Space, Physics, and Math

Ever Wondered: How does speech-to-text software work?

Love it or hate it, you can't avoid it.

August 15, 2014
You use it all the time, but do you know how it really works? Image by Alexandra Ossola

From Siri to sales calls, no one can avoid the blessings and curses of voice recognition software. There are lots of unconventional uses for this technology, including better documenting of patients’ medical history and even flying planes. But one interesting and practical use for voice recognition is for digital dictation —turning spoken words into written text. This is not only convenient for everyday smartphone users,but also for people with learning disabilities (like dyslexia) or who have more trouble writing than speaking. Unlike the frequently frustrating autocorrect function for typed text, speech-to-text software can be up to 99 percent accurate.

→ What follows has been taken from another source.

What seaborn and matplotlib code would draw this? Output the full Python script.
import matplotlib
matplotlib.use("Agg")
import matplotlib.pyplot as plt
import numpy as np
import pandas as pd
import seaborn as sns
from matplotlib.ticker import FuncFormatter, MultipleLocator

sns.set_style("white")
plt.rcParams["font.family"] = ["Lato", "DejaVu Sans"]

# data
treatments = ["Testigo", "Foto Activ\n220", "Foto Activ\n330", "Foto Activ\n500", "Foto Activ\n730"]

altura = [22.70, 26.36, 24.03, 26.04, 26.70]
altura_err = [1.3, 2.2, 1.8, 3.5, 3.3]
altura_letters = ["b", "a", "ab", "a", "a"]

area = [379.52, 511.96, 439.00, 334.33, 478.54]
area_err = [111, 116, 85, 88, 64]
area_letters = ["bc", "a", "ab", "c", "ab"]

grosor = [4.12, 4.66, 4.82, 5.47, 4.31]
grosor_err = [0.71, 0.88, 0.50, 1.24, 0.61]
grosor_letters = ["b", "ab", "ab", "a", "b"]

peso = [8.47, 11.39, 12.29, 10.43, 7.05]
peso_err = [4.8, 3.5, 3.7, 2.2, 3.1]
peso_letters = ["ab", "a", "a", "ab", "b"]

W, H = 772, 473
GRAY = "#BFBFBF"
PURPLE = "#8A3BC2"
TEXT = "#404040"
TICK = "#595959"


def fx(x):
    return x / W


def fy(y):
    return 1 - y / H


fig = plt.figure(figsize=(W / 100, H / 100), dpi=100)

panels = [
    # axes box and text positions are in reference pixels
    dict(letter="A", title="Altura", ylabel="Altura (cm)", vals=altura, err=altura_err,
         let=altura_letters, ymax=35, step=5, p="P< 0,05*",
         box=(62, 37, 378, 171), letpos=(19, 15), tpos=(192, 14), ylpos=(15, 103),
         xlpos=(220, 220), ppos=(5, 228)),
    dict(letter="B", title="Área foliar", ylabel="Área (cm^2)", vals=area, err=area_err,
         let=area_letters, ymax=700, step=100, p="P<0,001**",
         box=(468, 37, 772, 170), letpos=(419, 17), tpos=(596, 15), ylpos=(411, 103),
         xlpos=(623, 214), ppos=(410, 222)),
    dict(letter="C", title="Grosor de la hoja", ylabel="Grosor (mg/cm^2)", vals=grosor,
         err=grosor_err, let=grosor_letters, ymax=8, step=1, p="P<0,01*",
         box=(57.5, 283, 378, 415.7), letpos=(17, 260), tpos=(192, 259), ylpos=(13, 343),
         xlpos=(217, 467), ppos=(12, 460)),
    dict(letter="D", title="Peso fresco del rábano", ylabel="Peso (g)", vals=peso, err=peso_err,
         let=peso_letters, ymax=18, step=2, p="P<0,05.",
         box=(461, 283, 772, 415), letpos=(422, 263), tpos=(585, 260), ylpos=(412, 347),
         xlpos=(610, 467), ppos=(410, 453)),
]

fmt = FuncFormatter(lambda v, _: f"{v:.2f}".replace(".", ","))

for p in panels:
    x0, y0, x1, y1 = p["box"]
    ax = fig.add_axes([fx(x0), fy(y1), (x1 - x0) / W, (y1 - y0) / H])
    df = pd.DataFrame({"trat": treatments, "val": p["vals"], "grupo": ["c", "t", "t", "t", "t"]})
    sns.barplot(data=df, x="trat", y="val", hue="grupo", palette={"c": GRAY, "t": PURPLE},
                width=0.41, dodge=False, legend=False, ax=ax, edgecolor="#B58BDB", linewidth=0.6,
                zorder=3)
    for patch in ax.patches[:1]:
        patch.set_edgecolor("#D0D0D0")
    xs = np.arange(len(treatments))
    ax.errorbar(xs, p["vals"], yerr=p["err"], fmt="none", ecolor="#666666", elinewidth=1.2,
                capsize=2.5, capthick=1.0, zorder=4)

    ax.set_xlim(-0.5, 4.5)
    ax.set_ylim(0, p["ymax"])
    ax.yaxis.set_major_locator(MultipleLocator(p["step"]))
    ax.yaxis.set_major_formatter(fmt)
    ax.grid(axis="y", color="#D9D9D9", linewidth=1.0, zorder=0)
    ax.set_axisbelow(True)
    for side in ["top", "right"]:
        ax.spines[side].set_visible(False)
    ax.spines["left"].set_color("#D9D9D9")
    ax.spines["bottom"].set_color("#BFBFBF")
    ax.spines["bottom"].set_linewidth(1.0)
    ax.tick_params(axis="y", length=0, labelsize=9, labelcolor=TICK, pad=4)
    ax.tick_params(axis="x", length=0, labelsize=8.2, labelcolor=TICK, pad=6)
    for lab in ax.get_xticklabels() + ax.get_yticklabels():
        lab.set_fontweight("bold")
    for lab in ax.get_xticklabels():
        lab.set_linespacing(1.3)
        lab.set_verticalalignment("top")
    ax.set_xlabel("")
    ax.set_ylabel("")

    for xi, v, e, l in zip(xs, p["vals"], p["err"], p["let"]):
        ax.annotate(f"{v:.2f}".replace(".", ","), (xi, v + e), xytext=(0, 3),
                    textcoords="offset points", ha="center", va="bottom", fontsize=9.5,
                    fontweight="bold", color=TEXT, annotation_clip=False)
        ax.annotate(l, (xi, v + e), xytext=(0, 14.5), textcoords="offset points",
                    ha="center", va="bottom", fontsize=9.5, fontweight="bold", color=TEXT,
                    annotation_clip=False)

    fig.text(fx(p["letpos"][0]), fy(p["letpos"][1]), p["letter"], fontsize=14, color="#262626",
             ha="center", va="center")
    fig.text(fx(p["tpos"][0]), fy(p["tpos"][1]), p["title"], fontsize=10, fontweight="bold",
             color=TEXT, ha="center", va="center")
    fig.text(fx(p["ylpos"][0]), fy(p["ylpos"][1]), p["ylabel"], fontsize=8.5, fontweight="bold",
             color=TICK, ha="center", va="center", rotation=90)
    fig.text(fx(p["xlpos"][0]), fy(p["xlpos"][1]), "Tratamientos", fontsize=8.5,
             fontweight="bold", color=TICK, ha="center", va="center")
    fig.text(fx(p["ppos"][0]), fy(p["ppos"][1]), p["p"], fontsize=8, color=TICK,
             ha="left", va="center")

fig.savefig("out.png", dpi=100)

Let’s say you want to send a text message to your mom using your smartphone’s speech-to-text software. You’ve already tapped Compose and hit the little microphone button in anticipation of speaking into your phone. There are two crucial elements that you need in order to use your voice recognition software: a working microphone that can pick up your speech and a working Internet connection. Because smartphones are small and have limited space for software, much of the speech-to-text process is conducted on the server. When you speak the words of your message into the microphone, your phone sends the bits of data your spoken words created to a central server, where it can access the appropriate software and corresponding database.

When the data arrives at the server, the software can analyze your speech. Programming-wise, this is the tricky part: The software breaks your speech down into tiny, recognizable parts called phonemes — there are only 44 of them in the English language. It’s the order, combination and context of these phonemes that allows the sophisticated audio analysis software to figure out what exactly you’re saying, like the bread, cheese and sauce that differentiate a pizza from a calzone or a sandwich. For words that are pronounced the same way, such as eight and ate, the software analyzes the context and syntax of the sentence to figure out the best text match for the word you spoke.

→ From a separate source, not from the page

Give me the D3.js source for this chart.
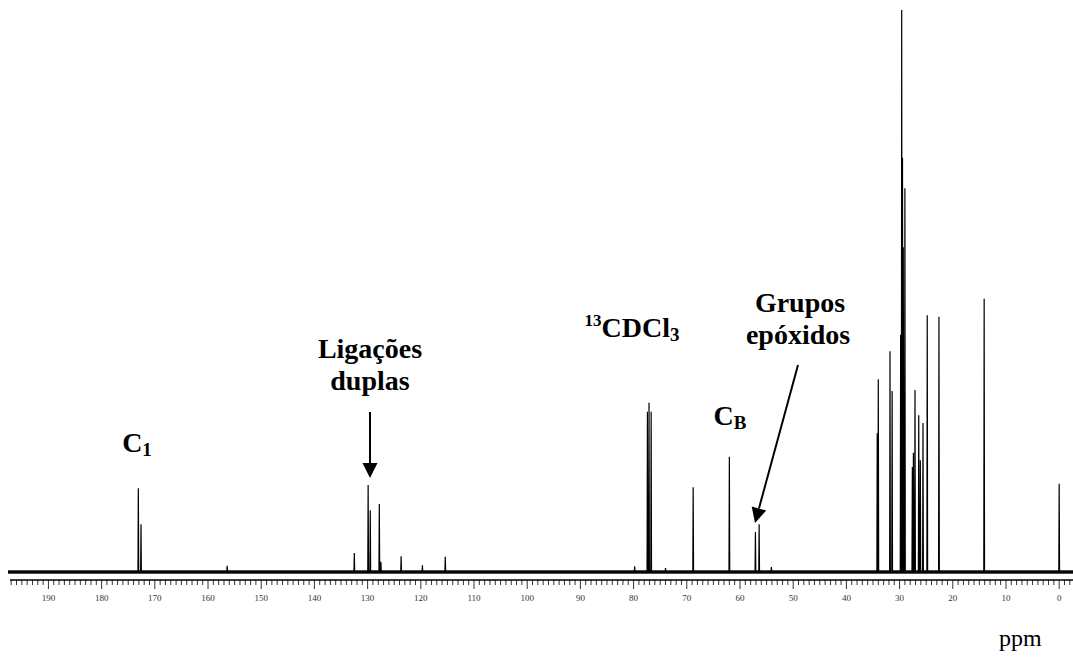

In its database, the software then matches the analyzed words with the text that best matches the words you spoke. Before the software was up and running, the software programmers spent many hours connecting the distinct patterns of speech waves that certain words create with the written text of those words. It’s this background that the software draws from when it decides which written words to transmit back to your phone, which then appear on the screen and into the text message composition form. Apple’s software for iPhone covers dictation capabilities for eight languages and their dialects (British, American and Australian English, are all listed separately, for example).

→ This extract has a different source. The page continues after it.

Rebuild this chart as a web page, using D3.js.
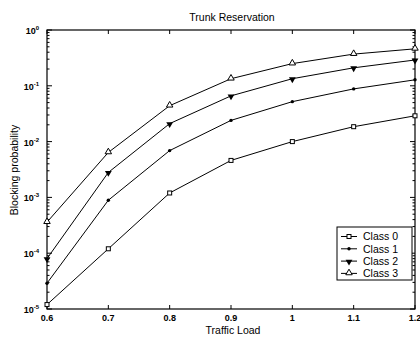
<!DOCTYPE html>
<html>
<head>
<meta charset="utf-8">
<script src="https://cdn.jsdelivr.net/npm/d3@7"></script>
<style>
body { margin: 0; background: #fff; }
text { font-family: "Liberation Sans", Arial, sans-serif; }
</style>
</head>
<body>
<svg id="main_svg" width="420" height="340"></svg>
<script>
// traffic load values
let loads = [0.6, 0.7, 0.8, 0.9, 1.0, 1.1, 1.2];
let class0 = [1.2e-5, 1.2e-4, 1.2e-3, 4.6e-3, 1.0e-2, 1.85e-2, 2.9e-2];
let class1 = [2.9e-5, 8.9e-4, 6.9e-3, 2.4e-2, 5.2e-2, 8.8e-2, 0.128];
let class2 = [8.0e-5, 2.8e-3, 2.1e-2, 6.6e-2, 0.134, 0.21, 0.29];
let class3 = [3.6e-4, 6.4e-3, 4.4e-2, 0.134, 0.25, 0.37, 0.46];
let seriesNames = ["Class 0", "Class 1", "Class 2", "Class 3"];
let xTicks = [0.6, 0.7, 0.8, 0.9, 1, 1.1, 1.2];
let xTickLabels = ["0.6", "0.7", "0.8", "0.9", "1", "1.1", "1.2"];
let yExps = [0, -1, -2, -3, -4, -5];

let svg = d3.select("#main_svg");
let pLeft = 47, pRight = 415, pTop = 30, pBottom = 309;

let x = d3.scaleLinear().domain([0.6, 1.2]).range([pLeft, pRight]);
let y = d3.scaleLog().domain([1e-5, 1]).range([pBottom, pTop]);

// frame
svg.append("rect")
   .attr("x", pLeft).attr("y", pTop)
   .attr("width", pRight - pLeft).attr("height", pBottom - pTop)
   .attr("fill", "none").attr("stroke", "#000").attr("stroke-width", 1.2);

// x ticks (bottom and top, inward)
let g = svg.append("g").attr("stroke", "#000").attr("stroke-width", 1);
xTicks.forEach(function (t) {
    g.append("line").attr("x1", x(t)).attr("x2", x(t)).attr("y1", pBottom).attr("y2", pBottom - 4);
    g.append("line").attr("x1", x(t)).attr("x2", x(t)).attr("y1", pTop).attr("y2", pTop + 4);
});

// y ticks, major and minor
for (let e = -5; e <= 0; e++) {
    let v = Math.pow(10, e);
    g.append("line").attr("x1", pLeft).attr("x2", pLeft + 5).attr("y1", y(v)).attr("y2", y(v));
    g.append("line").attr("x1", pRight).attr("x2", pRight - 5).attr("y1", y(v)).attr("y2", y(v));
    if (e < 0) {
        for (let m = 2; m <= 9; m++) {
            g.append("line").attr("x1", pLeft).attr("x2", pLeft + 2.5).attr("y1", y(m * v)).attr("y2", y(m * v));
            g.append("line").attr("x1", pRight).attr("x2", pRight - 2.5).attr("y1", y(m * v)).attr("y2", y(m * v));
        }
    }
}

// x tick labels
xTicks.forEach(function (t, i) {
    svg.append("text")
       .attr("x", x(t)).attr("y", pBottom + 12)
       .attr("text-anchor", "middle")
       .attr("font-size", 9).attr("font-weight", "bold")
       .text(xTickLabels[i]);
});

// y tick labels
yExps.forEach(function (e) {
    let t = svg.append("text")
       .attr("x", pLeft - 8).attr("y", y(Math.pow(10, e)) + 4)
       .attr("text-anchor", "end")
       .attr("font-size", 9).attr("font-weight", "bold");
    t.append("tspan").text("10");
    t.append("tspan").attr("dy", -4).attr("font-size", 6).text(e);
});

svg.append("text")
   .attr("x", 232).attr("y", 21)
   .attr("text-anchor", "middle").attr("font-size", 10.5)
   .text("Trunk Reservation");

svg.append("text")
   .attr("x", 233).attr("y", 334)
   .attr("text-anchor", "middle").attr("font-size", 10.5)
   .text("Traffic Load");

svg.append("text")
   .attr("transform", "translate(18,170) rotate(-90)")
   .attr("text-anchor", "middle").attr("font-size", 10.5)
   .text("Blocking probability");

let allSeries = [class0, class1, class2, class3];
let line = d3.line().x(function (d, i) { return x(loads[i]); }).y(function (d) { return y(d); });

function drawMarker(sel, k, cx, cy) {
    if (k === 0) {
        sel.append("rect").attr("x", cx - 2).attr("y", cy - 2).attr("width", 4).attr("height", 4)
           .attr("fill", "#fff").attr("stroke", "#000").attr("stroke-width", 1);
    } else if (k === 1) {
        sel.append("circle").attr("cx", cx).attr("cy", cy).attr("r", 1.7).attr("fill", "#000");
    } else if (k === 2) {
        sel.append("path").attr("d", d3.symbol().type(d3.symbolTriangle).size(20))
           .attr("transform", "translate(" + cx + "," + (cy + 0.5) + ") rotate(180)")
           .attr("fill", "#000");
    } else {
        sel.append("path").attr("d", d3.symbol().type(d3.symbolTriangle).size(18))
           .attr("transform", "translate(" + cx + "," + (cy - 0.5) + ")")
           .attr("fill", "#fff").attr("stroke", "#000").attr("stroke-width", 1);
    }
}

allSeries.forEach(function (s, k) {
    svg.append("path").datum(s).attr("d", line)
       .attr("fill", "none").attr("stroke", "#000").attr("stroke-width", 1);
    let mg = svg.append("g");
    s.forEach(function (d, i) { drawMarker(mg, k, x(loads[i]), y(d)); });
});

// legend
let lg = svg.append("g");
lg.append("rect").attr("x", 337).attr("y", 227).attr("width", 75).attr("height", 53)
  .attr("fill", "#fff").attr("stroke", "#000").attr("stroke-width", 1);
seriesNames.forEach(function (name, k) {
    let ly = 236.5 + k * 12.3;
    lg.append("line").attr("x1", 341).attr("x2", 357).attr("y1", ly).attr("y2", ly)
      .attr("stroke", "#000").attr("stroke-width", 1);
    drawMarker(lg, k, 349, ly);
    lg.append("text").attr("x", 363).attr("y", ly + 3.8).attr("font-size", 10.5).text(name);
});
</script>
</body>
</html>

All this in an instant. No sooner have you spoken the words, “Mom, stop feeding human food to my cat,” but you’re pressing the send button on the text message with the same words. You mentally thank speech-to-text programmers who made this possible, even if your cat doesn’t necessarily thank you for the intervention.

About the Author

Alexandra Ossola

Alexandra (Alex) Ossola earned her B.A. from Hamilton College with a concentration in Comparative Literature. Since graduating, she has served as a tutor and mentor with City Year in Washington, D.C. as well as planned and led high school travel programs to Latin America with Putney Student Travel. After dabbling in many different fields, she, like most curious people, was drawn to science. A lifelong lover of good communication, Alex writes about things she finds interesting, with topics that range widely.



Alex says:

Another interesting using of speech to text software is checking and testing
human pronunciation. For this moment only one tools can help in this area.

Vincent Kenneth Hafford says:

If an internet connection is required for Talk to Text via the mobile phone, then why have I been able to use talk to text on my older phones that haven’t been connected to the internet in years? I mean it acts like the phones says, Ok there’s no internet so I guess I’LL Have To listen and type what you say…
And no I didn’t have Wi-Fi turned on.
I only ask because I like to write poetry, and sometimes at home I’ll grab whichever device is handy ATM to jot down the ideas. And sometimes that’s an older phone, disconnected from the service plan.

Mishika Chawla says:

Not direct answer or even not thoughts moving towards the answer.